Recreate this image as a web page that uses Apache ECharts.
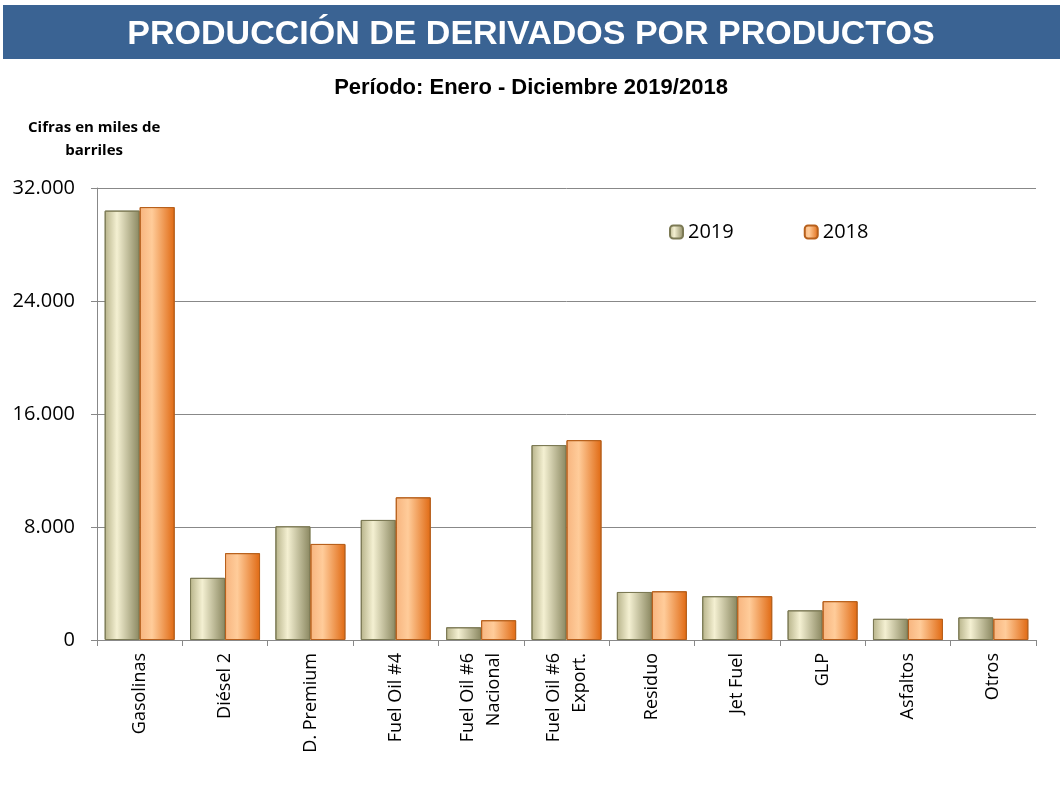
<!DOCTYPE html>
<html>
<head>
<meta charset="utf-8">
<script src="https://cdn.jsdelivr.net/npm/echarts@6/dist/echarts.min.js"></script>
<style>
  html, body { margin: 0; padding: 0; background: #fff; }
  #main { width: 1062px; height: 794px; }
</style>
</head>
<body>
<div id="main"></div>
<script>
// datos (miles de barriles)
var productos = ['Gasolinas', 'Diésel 2', 'D. Premium', 'Fuel Oil #4', 'Fuel Oil #6\nNacional',
  'Fuel Oil #6\nExport.', 'Residuo', 'Jet Fuel', 'GLP', 'Asfaltos', 'Otros'];
var datos2019 = [30400, 4400, 8050, 8500, 900, 13800, 3400, 3100, 2100, 1500, 1600];
var datos2018 = [30650, 6150, 6800, 10100, 1400, 14150, 3450, 3100, 2750, 1500, 1500];
var ejeY = [0, 8000, 16000, 24000, 32000];

var myChart = echarts.init(document.getElementById('main'));

function grad(c1, c2, c3) {
  return new echarts.graphic.LinearGradient(0, 0, 1, 0, [
    { offset: 0, color: c1 },
    { offset: 0.35, color: c2 },
    { offset: 1, color: c3 }
  ]);
}

var option = {
  backgroundColor: '#fff',
  graphic: [{
    type: 'rect',
    shape: { x: 3, y: 5, width: 1057, height: 54 },
    style: { fill: '#3a6393' },
    z: -1
  }, {
    type: 'text',
    left: 28, top: 116,
    style: {
      text: 'Cifras en miles de\nbarriles',
      font: 'bold 15px "Open Sans", sans-serif',
      fill: '#000',
      textAlign: 'center',
      lineHeight: 23
    }
  }],
  title: [{
    text: 'PRODUCCIÓN DE DERIVADOS POR PRODUCTOS',
    left: 'center', top: 13,
    textStyle: { color: '#fff', fontSize: 34, fontWeight: 'bold', fontFamily: 'Liberation Sans, Arial, sans-serif' }
  }, {
    text: 'Período: Enero - Diciembre 2019/2018',
    left: 'center', top: 72,
    textStyle: { color: '#000', fontSize: 22, fontWeight: 'bold', fontFamily: 'Liberation Sans, Arial, sans-serif' }
  }],
  legend: {
    left: 664, top: 217,
    itemGap: 70,
    itemWidth: 13, itemHeight: 13,
    textStyle: { fontSize: 20, color: '#000', fontFamily: '"Open Sans", sans-serif' },
    data: ['2019', '2018']
  },
  grid: { left: 97, right: 26, top: 188, bottom: 154 },
  xAxis: {
    type: 'category',
    data: productos,
    axisLine: { lineStyle: { color: '#888' } },
    axisTick: { show: true, length: 6, lineStyle: { color: '#888' } },
    axisLabel: {
      rotate: 90, interval: 0, margin: 13,
      fontSize: 18, color: '#000', lineHeight: 26,
      fontFamily: '"Open Sans", sans-serif'
    }
  },
  yAxis: {
    type: 'value',
    min: ejeY[0], max: ejeY[ejeY.length - 1], interval: 8000,
    axisLine: { show: true, lineStyle: { color: '#888' } },
    axisTick: { show: true, length: 6, lineStyle: { color: '#888' } },
    splitLine: { lineStyle: { color: '#888' } },
    axisLabel: {
      fontSize: 20, color: '#000', margin: 22,
      fontFamily: '"Open Sans", sans-serif',
      formatter: function (v) { return v === 0 ? '0' : (v / 1000).toFixed(3); }
    }
  },
  series: [{
    name: '2019',
    type: 'bar',
    data: datos2019,
    barWidth: 35,
    barGap: '0%',
    itemStyle: {
      color: grad('#b7b38a', '#f4f0d2', '#8a8760'),
      borderColor: '#7c7a55', borderWidth: 1
    }
  }, {
    name: '2018',
    type: 'bar',
    data: datos2018,
    barWidth: 35,
    itemStyle: {
      color: grad('#f7b47e', '#ffcc9a', '#e06912'),
      borderColor: '#b7601c', borderWidth: 1
    }
  }]
};

myChart.setOption(option);
</script>
</body>
</html>
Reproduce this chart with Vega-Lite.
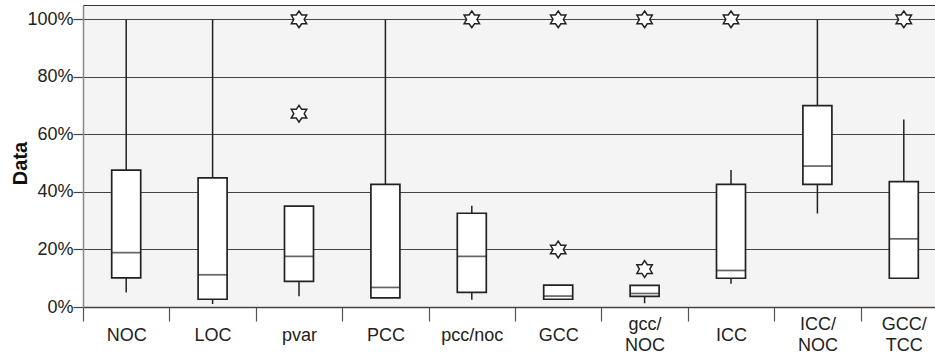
{
  "$schema": "https://vega.github.io/schema/vega-lite/v6.json",
  "autosize": "none",
  "width": 852,
  "height": 302,
  "padding": {"left": 83, "top": 5, "right": 0, "bottom": 51},
  "background": "white",
  "config": {
    "view": {"fill": "#f4f4f4", "stroke": "#333", "strokeWidth": 1},
    "font": "Liberation Sans"
  },
  "datasets": {
    "boxes": [
      {"cat": "NOC", "lo": 0.05, "q1": 0.101, "med": 0.189, "q3": 0.476, "hi": 1.0},
      {"cat": "LOC", "lo": 0.01, "q1": 0.027, "med": 0.112, "q3": 0.449, "hi": 1.0},
      {"cat": "pvar", "lo": 0.037, "q1": 0.089, "med": 0.176, "q3": 0.351, "hi": 0.351},
      {"cat": "PCC", "lo": 0.032, "q1": 0.032, "med": 0.068, "q3": 0.426, "hi": 1.0},
      {"cat": "pcc/noc", "lo": 0.025, "q1": 0.051, "med": 0.176, "q3": 0.326, "hi": 0.352},
      {"cat": "GCC", "lo": 0.027, "q1": 0.027, "med": 0.038, "q3": 0.076, "hi": 0.076},
      {"cat": "gcc/NOC", "lo": 0.013, "q1": 0.037, "med": 0.047, "q3": 0.075, "hi": 0.075},
      {"cat": "ICC", "lo": 0.081, "q1": 0.1, "med": 0.127, "q3": 0.426, "hi": 0.476},
      {"cat": "ICC/NOC", "lo": 0.325, "q1": 0.426, "med": 0.49, "q3": 0.7, "hi": 1.0},
      {"cat": "GCC/TCC", "lo": 0.1, "q1": 0.1, "med": 0.237, "q3": 0.436, "hi": 0.652}
    ],
    "outliers": [
      {"cat": "pvar", "v": 1.0},
      {"cat": "pvar", "v": 0.672},
      {"cat": "pcc/noc", "v": 1.0},
      {"cat": "GCC", "v": 1.0},
      {"cat": "GCC", "v": 0.2},
      {"cat": "gcc/NOC", "v": 1.0},
      {"cat": "gcc/NOC", "v": 0.132},
      {"cat": "ICC", "v": 1.0},
      {"cat": "GCC/TCC", "v": 1.0}
    ]
  },
  "encoding": {
    "x": {
      "field": "cat",
      "type": "nominal",
      "sort": ["NOC", "LOC", "pvar", "PCC", "pcc/noc", "GCC", "gcc/NOC", "ICC", "ICC/NOC", "GCC/TCC"],
      "scale": {"range": [0, 864], "paddingInner": 0, "paddingOuter": 0},
      "axis": {
        "title": null,
        "labelAngle": 0,
        "labelFont": "Liberation Sans",
        "labelFontSize": 18,
        "labelColor": "#222",
        "labelBaseline": "middle",
        "labelLineHeight": 21.7,
        "labelPadding": {
          "condition": {"test": "datum.value == 'gcc/NOC' || datum.value == 'ICC/NOC' || datum.value == 'GCC/TCC'", "value": 3.2},
          "value": 14
        },
        "labelExpr": "datum.label == 'pcc/noc' ? datum.label : split(replace(datum.label, '/', '/|'), '|')",
        "tickBand": "extent",
        "tickSize": 14,
        "tickColor": "#555",
        "tickWidth": 1.2,
        "domainColor": "#444",
        "domainWidth": 1.5,
        "grid": false
      }
    }
  },
  "layer": [
    {
      "data": {"name": "boxes"},
      "mark": {"type": "rule", "color": "#222", "strokeWidth": 1.5},
      "encoding": {
        "y": {
          "field": "lo",
          "type": "quantitative",
          "scale": {"domain": [0, 1.05], "nice": false, "zero": true},
          "axis": {
            "values": [0, 0.2, 0.4, 0.6, 0.8, 1.0],
            "format": ".0%",
            "labelFont": "Liberation Sans",
            "labelFontSize": 18,
            "labelColor": "#222",
            "labelPadding": 0,
            "tickSize": 10,
            "tickColor": "#444",
            "tickWidth": 1.2,
            "domainColor": "#888",
            "domainWidth": 1.5,
            "gridColor": "#444",
            "gridWidth": 1.1,
            "title": "Data",
            "titleFont": "Liberation Sans",
            "titleFontSize": 20,
            "titleFontWeight": "bold",
            "titleColor": "#111",
            "titleAngle": -90,
            "titleX": -63,
            "titleY": 158,
            "titleAlign": "center",
            "titleBaseline": "middle"
          }
        },
        "y2": {"field": "hi"}
      }
    },
    {
      "data": {"name": "boxes"},
      "mark": {"type": "bar", "width": 29, "fill": "white", "stroke": "#222", "strokeWidth": 1.7},
      "encoding": {
        "y": {"field": "q1", "type": "quantitative"},
        "y2": {"field": "q3"}
      }
    },
    {
      "data": {"name": "boxes"},
      "mark": {"type": "tick", "size": 29, "thickness": 1.7, "color": "#222"},
      "encoding": {
        "y": {"field": "med", "type": "quantitative"}
      }
    },
    {
      "data": {"name": "outliers"},
      "mark": {
        "type": "point",
        "shape": "M0,-1L0.32,-0.52L0.92,-0.52L0.62,0L0.92,0.52L0.32,0.52L0,1L-0.32,0.52L-0.92,0.52L-0.62,0L-0.92,-0.52L-0.32,-0.52Z",
        "size": 280,
        "filled": true,
        "fill": "white",
        "stroke": "#222",
        "strokeWidth": 1.5,
        "opacity": 1
      },
      "encoding": {
        "y": {"field": "v", "type": "quantitative"}
      }
    }
  ]
}
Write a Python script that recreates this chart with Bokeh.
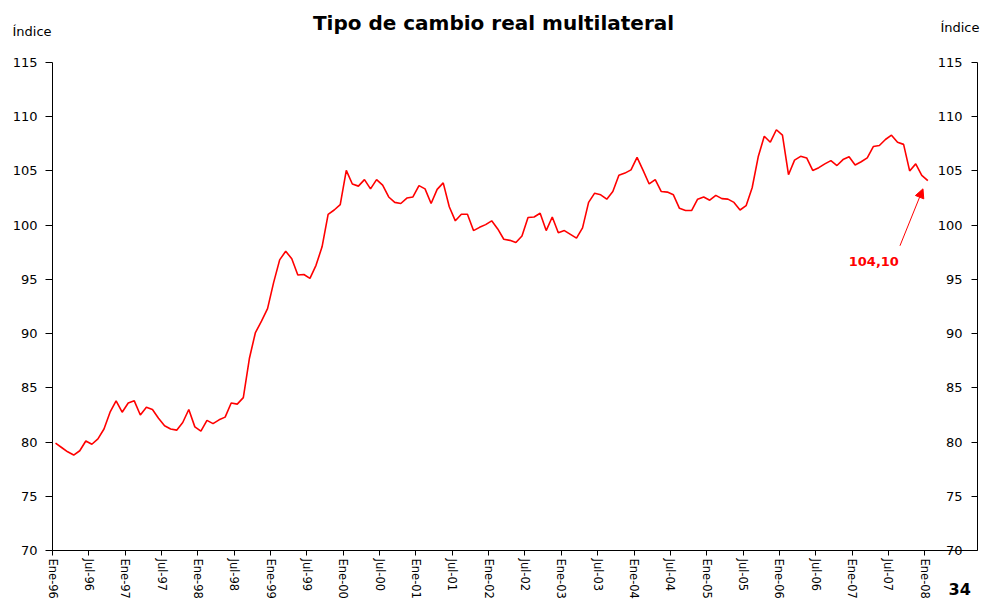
import numpy as np
from bokeh.plotting import figure
from bokeh.models import FixedTicker, LinearAxis, Range1d, Label, Arrow, NormalHead
from bokeh.embed import file_html
from bokeh.resources import INLINE
from bokeh.core.properties import value

TITLE = "Tipo de cambio real multilateral"
Y_LABEL = "Índice"
PAGE_NO = "34"

TICK_LABELS = ["Ene-96", "Jul-96", "Ene-97", "Jul-97", "Ene-98", "Jul-98",
               "Ene-99", "Jul-99", "Ene-00", "Jul-00", "Ene-01", "Jul-01",
               "Ene-02", "Jul-02", "Ene-03", "Jul-03", "Ene-04", "Jul-04",
               "Ene-05", "Jul-05", "Ene-06", "Jul-06", "Ene-07", "Jul-07",
               "Ene-08"]
Y_TICKS = [70, 75, 80, 85, 90, 95, 100, 105, 110, 115]

# Monthly index, Jan-1996 .. Jan-2008
TCRM = [
    79.9, 79.5, 79.1, 78.8, 79.2, 80.1, 79.8, 80.3, 81.2, 82.75, 83.8, 82.75,   # 1996
    83.6, 83.8, 82.5, 83.2, 83.0, 82.2, 81.5, 81.2, 81.1, 81.8, 83.0, 81.4,     # 1997
    81.0, 82.0, 81.7, 82.05, 82.3, 83.6, 83.5, 84.1, 87.7, 90.1, 91.15, 92.3,   # 1998
    94.7, 96.8, 97.6, 96.9, 95.4, 95.45, 95.1, 96.3, 98.0, 101.0, 101.4, 101.9, # 1999
    105.05, 103.8, 103.6, 104.2, 103.35, 104.2, 103.7, 102.6, 102.1, 102.0, 102.5, 102.6,  # 2000
    103.65, 103.35, 102.0, 103.3, 103.9, 101.7, 100.4, 101.0, 101.0, 99.5, 99.8, 100.05,  # 2001
    100.4, 99.65, 98.7, 98.6, 98.4, 99.0, 100.7, 100.75, 101.1, 99.5, 100.75, 99.3,      # 2002
    99.5, 99.15, 98.8, 99.75, 102.1, 102.95, 102.8, 102.4, 103.1, 104.6, 104.8, 105.1,   # 2003
    106.25, 105.05, 103.8, 104.2, 103.1, 103.05, 102.8, 101.55, 101.35, 101.35, 102.4, 102.6,  # 2004
    102.3, 102.75, 102.45, 102.4, 102.1, 101.4, 101.8, 103.45, 106.3, 108.2, 107.65, 108.8,    # 2005
    108.3, 104.65, 106.0, 106.35, 106.2, 105.05, 105.3, 105.65, 105.95, 105.5, 106.05, 106.3,  # 2006
    105.55, 105.85, 106.2, 107.25, 107.35, 107.9, 108.3, 107.65, 107.45, 105.0, 105.65, 104.6, # 2007
    104.1,                                                                                     # 2008
]

FONT = "DejaVu Sans"
RED = "#FF0000"

months = np.arange(len(TCRM)) + 0.5
tick_pos = [6 * i for i in range(len(TICK_LABELS))]

# plotting area (axes placed at fixed positions so that the texts around
# the chart stay inside the drawable frame)
W, H = 980, 600
X0, X1 = 0, 152.7          # axis extent in months
Y0, Y1 = Y_TICKS[0], Y_TICKS[-1]
LEFT_PX, RIGHT_PX = 52, 977
TOP_PX, BOT_PX = 62, 550
sx = (RIGHT_PX - LEFT_PX) / (X1 - X0)
sy = (BOT_PX - TOP_PX) / (Y1 - Y0)
x_range = Range1d(X0 - LEFT_PX / sx, X1 + (W - RIGHT_PX) / sx)
y_range = Range1d(Y0 - (H - BOT_PX) / sy, Y1 + TOP_PX / sy)

p = figure(width=W, height=H, x_range=x_range, y_range=y_range,
           output_backend="svg", toolbar_location=None,
           min_border_left=0, min_border_top=0, min_border_right=0,
           min_border_bottom=0)
p.background_fill_color = "white"
p.border_fill_color = "white"
p.outline_line_color = None
p.grid.visible = False

# left axis
ya = p.yaxis[0]
ya.fixed_location = X0
ya.bounds = (Y0, Y1)
ya.ticker = FixedTicker(ticks=Y_TICKS)
ya.major_tick_out = 7
ya.major_tick_in = 0
ya.minor_tick_line_color = None
ya.major_label_standoff = 8
ya.major_label_text_font = FONT
ya.major_label_text_font_size = "13px"
ya.major_label_text_color = "black"
ya.axis_line_color = "black"
ya.major_tick_line_color = "black"

# bottom axis
xa = p.xaxis[0]
xa.fixed_location = Y0
xa.bounds = (X0, X1)
xa.ticker = FixedTicker(ticks=tick_pos)
xa.major_label_overrides = {t: lab for t, lab in zip(tick_pos, TICK_LABELS)}
xa.major_label_orientation = "vertical"
xa.major_tick_out = 5
xa.major_tick_in = 0
xa.minor_tick_line_color = None
xa.major_label_standoff = 3
xa.major_label_text_font = FONT
xa.major_label_text_font_size = "11.5px"
xa.major_label_text_color = "black"
xa.axis_line_color = "black"
xa.major_tick_line_color = "black"

# right axis (ticks inward, labels drawn inside the frame, right-aligned)
ra = LinearAxis(ticker=FixedTicker(ticks=Y_TICKS), fixed_location=X1, bounds=(Y0, Y1))
ra.major_label_overrides = {t: "" for t in Y_TICKS}
ra.major_tick_in = 6
ra.major_tick_out = 0
ra.minor_tick_line_color = None
ra.major_label_standoff = 0
ra.axis_line_color = "black"
ra.major_tick_line_color = "black"
p.add_layout(ra, "right")
p.text(x=[X1] * len(Y_TICKS), y=Y_TICKS, text=[str(t) for t in Y_TICKS],
       x_offset=-15, text_align="right", text_baseline="middle",
       text_font=value(FONT), text_font_size="13px", text_color="black")

# series
p.line(months, TCRM, line_color=RED, line_width=1.6)

# titles / labels
p.add_layout(Label(x=X0, y=Y1, x_offset=441, y_offset=40,
                   text=TITLE, text_align="center", text_baseline="middle",
                   text_font=FONT, text_font_style="bold", text_font_size="20px",
                   text_color="black"))
p.add_layout(Label(x=X0, y=Y1, x_offset=-40, y_offset=31,
                   text=Y_LABEL, text_align="left", text_baseline="middle",
                   text_font=FONT, text_font_size="13px", text_color="black"))
p.add_layout(Label(x=X1, y=Y1, x_offset=2, y_offset=35,
                   text=Y_LABEL, text_align="right", text_baseline="middle",
                   text_font=FONT, text_font_size="13px", text_color="black"))
p.add_layout(Label(x=X1, y=Y0, x_offset=-29, y_offset=-38,
                   text=PAGE_NO, text_align="left", text_baseline="alphabetic",
                   text_font=FONT, text_font_style="bold", text_font_size="16px",
                   text_color="black"))

# last value annotation
last_x, last_y = months[-1], TCRM[-1]
p.add_layout(Label(x=last_x, y=last_y, x_offset=-54, y_offset=-81,
                   text=f"{last_y:.2f}".replace(".", ","),
                   text_align="center", text_baseline="middle",
                   text_font=FONT, text_font_style="bold", text_font_size="13px",
                   text_color=RED))
p.add_layout(Arrow(end=NormalHead(size=9, fill_color=RED, line_color=RED),
                   x_start=last_x - 4.6, y_start=last_y - 6.0,
                   x_end=last_x - 0.8, y_end=last_y - 0.75,
                   line_color=RED, line_width=1))

open("out.html", "w").write(file_html(p, INLINE))
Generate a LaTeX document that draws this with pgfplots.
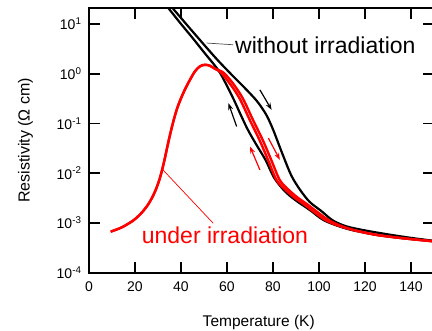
\documentclass[border=0pt]{standalone}
\usepackage{fontspec}
\setmainfont{Liberation Sans}
\usepackage{pgfplots}
\pgfplotsset{compat=1.18}
\usetikzlibrary{arrows.meta}
\definecolor{rred}{RGB}{255,0,0}

\begin{document}
\begin{tikzpicture}
\begin{axis}[
  scale only axis, width=345pt, height=264.7pt,
  xmin=0, xmax=150, ymode=log, ymin=1e-4, ymax=20.9,
  axis line style={line width=1.8pt},
  tick align=inside, major tick length=11pt,
  tick style={line width=1.8pt, black},
  xtick={0,20,...,140}, xticklabels={0,20,40,60,80,100,120,140},
  ytick={1e-4,1e-3,1e-2,1e-1,1,10},
  yticklabels={10\textsuperscript{-4},10\textsuperscript{-3},10\textsuperscript{-2},10\textsuperscript{-1},10\textsuperscript{0},10\textsuperscript{1}},
  yminorticks=false, xminorticks=false,
  xtick pos=both, ytick pos=both, xticklabel pos=lower, yticklabel pos=left,
  tick label style={font=\fontsize{14}{16}\selectfont},
  xticklabel style={yshift=-5pt},
  yticklabel style={xshift=-4pt},
  xlabel={Temperature (K)}, ylabel={Resistivity (Ω cm)},
  xlabel style={font=\fontsize{15.5}{18}\selectfont, at={(axis description cs:0.492,-0.204)}, anchor=base},
  ylabel style={font=\fontsize{16}{18}\selectfont, at={(axis description cs:-0.184,0.5)}, anchor=center},
]
% without irradiation: outer branch
\addplot[black, line width=2.2pt, smooth] coordinates {
(34,26.9) (36.1,21.38) (45,7.079) (55,2.089) (62,0.955) (68,0.5012) (73,0.2818)
(77,0.1514) (80,0.07586) (84,0.02512) (88,8.913e-3) (92,4.467e-3) (96,2.630e-3)
(101,1.738e-3) (106,1.122e-3) (112,8.511e-4) (120,7.079e-4) (130,5.888e-4)
(140,5.012e-4) (150,4.365e-4)};
% without irradiation: inner branch
\addplot[black, line width=2.2pt, smooth] coordinates {
(33,25.12) (34.3,21.38) (40,10) (45,5.248) (50,2.692) (56.1,1.197) (59.5,0.631)
(63,0.2985) (66,0.1479) (69.1,0.07413) (72.8,0.03715) (76.7,0.01862) (80.6,7.943e-3)
(85.3,4.266e-3) (90,2.818e-3) (96,1.820e-3) (101.5,1.175e-3) (107,9.12e-4)
(114,7.244e-4) (125,5.754e-4) (137,4.898e-4) (150,4.266e-4)};
% under irradiation: branch A
\addplot[rred, line width=2.4pt, smooth] coordinates {
(9.43,6.68e-4) (14.35,8.19e-4) (19.26,1.122e-3) (22.61,1.552e-3) (25.43,2.249e-3)
(27.61,3.334e-3) (29.35,5.058e-3) (30.65,7.499e-3) (31.74,1.137e-2) (32.83,1.853e-2)
(33.91,3.155e-2) (35.22,5.902e-2) (36.74,0.1127) (38.26,0.1968) (40.0,0.3199)
(41.96,0.5082) (43.91,0.7539) (46.09,1.117) (48.26,1.409) (50.43,1.510) (52.6,1.442)
(54.78,1.256) (57.2,1.072) (59.9,0.7586) (62.8,0.5012) (65.8,0.2985) (69.9,0.1175)
(74.1,0.04677) (77.8,0.01862) (81.5,7.328e-3) (85.3,4.677e-3) (89.3,3.236e-3)
(93.3,2.399e-3) (97.3,1.738e-3) (102.3,1.175e-3) (107.5,9.12e-4) (114.8,7.244e-4)
(125,5.754e-4) (137,4.898e-4) (150,4.266e-4)};
% under irradiation: branch B
\addplot[rred, line width=2.4pt, smooth] coordinates {
(9.43,6.68e-4) (14.35,8.19e-4) (19.26,1.122e-3) (22.61,1.552e-3) (25.43,2.249e-3)
(27.61,3.334e-3) (29.35,5.058e-3) (30.65,7.499e-3) (31.74,1.137e-2) (32.83,1.853e-2)
(33.91,3.155e-2) (35.22,5.902e-2) (36.74,0.1127) (38.26,0.1968) (40.0,0.3199)
(41.96,0.5082) (43.91,0.7539) (46.09,1.117) (48.26,1.409) (50.43,1.510) (52.6,1.442)
(54.78,1.256) (58.2,1.072) (61.3,0.7586) (64.2,0.5012) (67.2,0.2985) (71.3,0.1175)
(75.5,0.04677) (79.2,0.01862) (82.9,7.328e-3) (86.7,4.677e-3) (90.7,3.236e-3)
(94.7,2.399e-3) (98.7,1.738e-3) (103.7,1.175e-3) (108.5,9.12e-4) (114.8,7.244e-4)
(125,5.754e-4) (137,4.898e-4) (150,4.266e-4)};
% arrows
\draw[black, line width=1.2pt, -{Stealth[length=7pt,width=5pt]}] (axis cs:74.3,0.474) -- (axis cs:79.4,0.1875);
\draw[black, line width=1.2pt, -{Stealth[length=7pt,width=5pt]}] (axis cs:64.2,0.0867) -- (axis cs:60.6,0.256);
\draw[rred, line width=1.2pt, -{Stealth[length=7pt,width=5pt]}] (axis cs:74.3,0.01164) -- (axis cs:70,0.0343);
\draw[rred, line width=1.2pt, -{Stealth[length=7pt,width=5pt]}] (axis cs:78,0.0506) -- (axis cs:83,0.01853);
% leader lines and labels
\draw[black!70, line width=0.7pt] (axis cs:51.1,4.13) -- (axis cs:62.7,3.815);
\draw[rred, line width=0.7pt] (axis cs:31.9,1.2e-2) -- (axis cs:54.0,9.86e-4);
\node[anchor=base west, inner sep=0pt, font=\fontsize{23}{26}\selectfont] at (axis cs:63.5,2.597) {without irradiation};
\node[anchor=base west, inner sep=0pt, text=rred, font=\fontsize{23}{26}\selectfont] at (axis cs:22.9,3.9e-4) {under irradiation};
\end{axis}
\pgfresetboundingbox
\path[use as bounding box] (-89pt,-58.3pt) rectangle (343pt,272.7pt);
\end{tikzpicture}
\end{document}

## What you are asked to do:
Above are the records; copy exactly the lines from the one with "Write a Python" through the one with "105, 110, 115]", including both, and nothing more. Leave out pictures.

## Solution for this problem:
Write a Python script that recreates this chart with Bokeh.
import numpy as np
from bokeh.plotting import figure
from bokeh.models import FixedTicker, LinearAxis, Range1d, Label, Arrow, NormalHead
from bokeh.embed import file_html
from bokeh.resources import INLINE
from bokeh.core.properties import value

TITLE = "Tipo de cambio real multilateral"
Y_LABEL = "Índice"
PAGE_NO = "34"

TICK_LABELS = ["Ene-96", "Jul-96", "Ene-97", "Jul-97", "Ene-98", "Jul-98",
               "Ene-99", "Jul-99", "Ene-00", "Jul-00", "Ene-01", "Jul-01",
               "Ene-02", "Jul-02", "Ene-03", "Jul-03", "Ene-04", "Jul-04",
               "Ene-05", "Jul-05", "Ene-06", "Jul-06", "Ene-07", "Jul-07",
               "Ene-08"]
Y_TICKS = [70, 75, 80, 85, 90, 95, 100, 105, 110, 115]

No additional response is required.